▶ [To be done]:
Retype exactly what runs from the first line of the data to the line with "(12,10) rectangle (1046,822);", keeping both of those lines and skipping pictures.

▶ [Information provided]:
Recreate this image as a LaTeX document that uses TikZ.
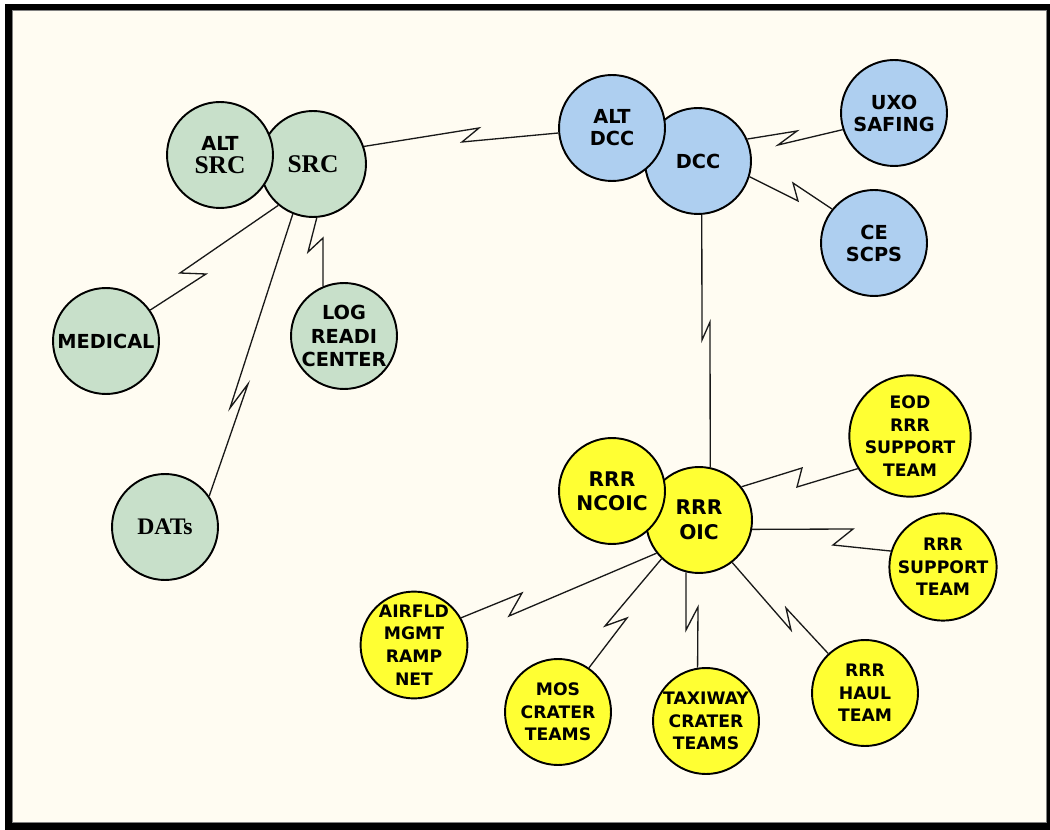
\documentclass[tikz,border=0pt]{standalone}
\usepackage{fontspec}
\setmainfont{DejaVu Sans}
\newfontfamily\srcserif{Liberation Serif}
\usepackage{xcolor}
\usepackage{tikz}
\definecolor{PaperCream}{RGB}{255,252,242}
\definecolor{SRCGreen}{RGB}{200,224,202}
\definecolor{DCCBlue}{RGB}{174,207,240}
\definecolor{RRRYellow}{RGB}{255,255,51}

\begin{document}
\begin{tikzpicture}[x=0.02cm, y=-0.02cm,
    ring/.style={circle, draw=black, line width=1.1pt, minimum size=2.12cm, inner sep=0pt, align=center},
    grn/.style={ring, fill=SRCGreen, font=\bfseries\fontsize{11}{13.5}\selectfont},
    blu/.style={ring, fill=DCCBlue, font=\bfseries\fontsize{11}{12.5}\selectfont},
    yel/.style={ring, fill=RRRYellow, font=\bfseries\fontsize{9.8}{12.9}\selectfont},
    yelbig/.style={ring, fill=RRRYellow, font=\bfseries\fontsize{11.5}{14.5}\selectfont},
    serifname/.style={font=\srcserif\bfseries\fontsize{14.5}{16}\selectfont},
    link/.style={draw=black!90, line width=0.75pt}]
    \useasboundingbox (0,0) rectangle (1050,830);

    % 外框
    \fill[white] (0,0) rectangle (1050,830);
    \fill[black] (5,4) rectangle (1050,830);
    \filldraw[fill=PaperCream, draw=gray, line width=0.5pt] (12,10) rectangle (1046,822);

    % SRC 组 (绿色)
    \node[grn, serifname] (src) at (313,164) {SRC};
    \node[grn] (altsrc) at (220,155) {ALT\\{\srcserif\fontsize{14.5}{16}\selectfont SRC}};
    \node[grn] (medical) at (106,341) {MEDICAL};
    \node[grn] (log) at (344,336) {LOG\\READI\\CENTER};
    \node[grn, font=\srcserif\bfseries\fontsize{13.5}{15}\selectfont] (dats) at (165,527) {DATs};

    % DCC 组 (蓝色)
    \node[blu] (dcc) at (698,161) {DCC};
    \node[blu] (altdcc) at (612,128) {ALT\\DCC};
    \node[blu] (uxo) at (894,113) {UXO\\SAFING};
    \node[blu] (ce) at (874,243) {CE\\SCPS};

    % RRR 组 (黄色)
    \node[yelbig] (oic) at (699,520) {RRR\\OIC};
    \node[yelbig, font=\bfseries\fontsize{11.5}{13.6}\selectfont] (ncoic) at (612,491) {RRR\\NCOIC};
    \node[yel] (eod) at (910,436) {EOD\\RRR\\SUPPORT\\TEAM};
    \node[yel] (rrrsup) at (943,567) {RRR\\SUPPORT\\TEAM};
    \node[yel] (airfld) at (414,645) {AIRFLD\\MGMT\\RAMP\\NET};
    \node[yel] (mos) at (558,712) {MOS\\CRATER\\TEAMS};
    \node[yel] (taxi) at (706,721) {TAXIWAY\\CRATER\\TEAMS};
    \node[yel] (haul) at (865,693) {RRR\\HAUL\\TEAM};

    % 折线连接 (闪电形)
    \draw[link] (src.19) -- (479,128) -- (462,142) -- (altdcc);
    \draw[link] (src.230) -- (180,273) -- (206,274) -- (medical.35);
    \draw[link] (src.274) -- (308,252) -- (323,238) -- (log.113);
    \draw[link] (src.248) -- (230,408) -- (248,384) -- (dats.35);

    \draw[link] (dcc.24) -- (797,131) -- (778,145) -- (uxo.198);
    \draw[link] (dcc.343) -- (798,201) -- (793,183) -- (ce.141);
    \draw[link] (dcc.274) -- (702,340) -- (710,322) -- (oic.78);

    \draw[link] (oic.38) -- (802,468) -- (797,487) -- (eod.212);
    \draw[link] (oic.350) -- (853,529) -- (833,545) -- (rrrsup.163);
    \draw[link] (oic.218) -- (509,616) -- (522,593) -- (airfld.30);
    \draw[link] (oic.226) -- (605,626) -- (627,618) -- (mos.55);
    \draw[link] (oic.256) -- (686,630) -- (698,607) -- (taxi.99);
    \draw[link] (oic.308) -- (791,630) -- (786,608) -- (haul.133);
\end{tikzpicture}
\end{document}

▶ [Full solution]:
Recreate this image as a LaTeX document that uses TikZ.
\documentclass[tikz,border=0pt]{standalone}
\usepackage{fontspec}
\setmainfont{DejaVu Sans}
\newfontfamily\srcserif{Liberation Serif}
\usepackage{xcolor}
\usepackage{tikz}
\definecolor{PaperCream}{RGB}{255,252,242}
\definecolor{SRCGreen}{RGB}{200,224,202}
\definecolor{DCCBlue}{RGB}{174,207,240}
\definecolor{RRRYellow}{RGB}{255,255,51}

\begin{document}
\begin{tikzpicture}[x=0.02cm, y=-0.02cm,
    ring/.style={circle, draw=black, line width=1.1pt, minimum size=2.12cm, inner sep=0pt, align=center},
    grn/.style={ring, fill=SRCGreen, font=\bfseries\fontsize{11}{13.5}\selectfont},
    blu/.style={ring, fill=DCCBlue, font=\bfseries\fontsize{11}{12.5}\selectfont},
    yel/.style={ring, fill=RRRYellow, font=\bfseries\fontsize{9.8}{12.9}\selectfont},
    yelbig/.style={ring, fill=RRRYellow, font=\bfseries\fontsize{11.5}{14.5}\selectfont},
    serifname/.style={font=\srcserif\bfseries\fontsize{14.5}{16}\selectfont},
    link/.style={draw=black!90, line width=0.75pt}]
    \useasboundingbox (0,0) rectangle (1050,830);

    % 外框
    \fill[white] (0,0) rectangle (1050,830);
    \fill[black] (5,4) rectangle (1050,830);
    \filldraw[fill=PaperCream, draw=gray, line width=0.5pt] (12,10) rectangle (1046,822);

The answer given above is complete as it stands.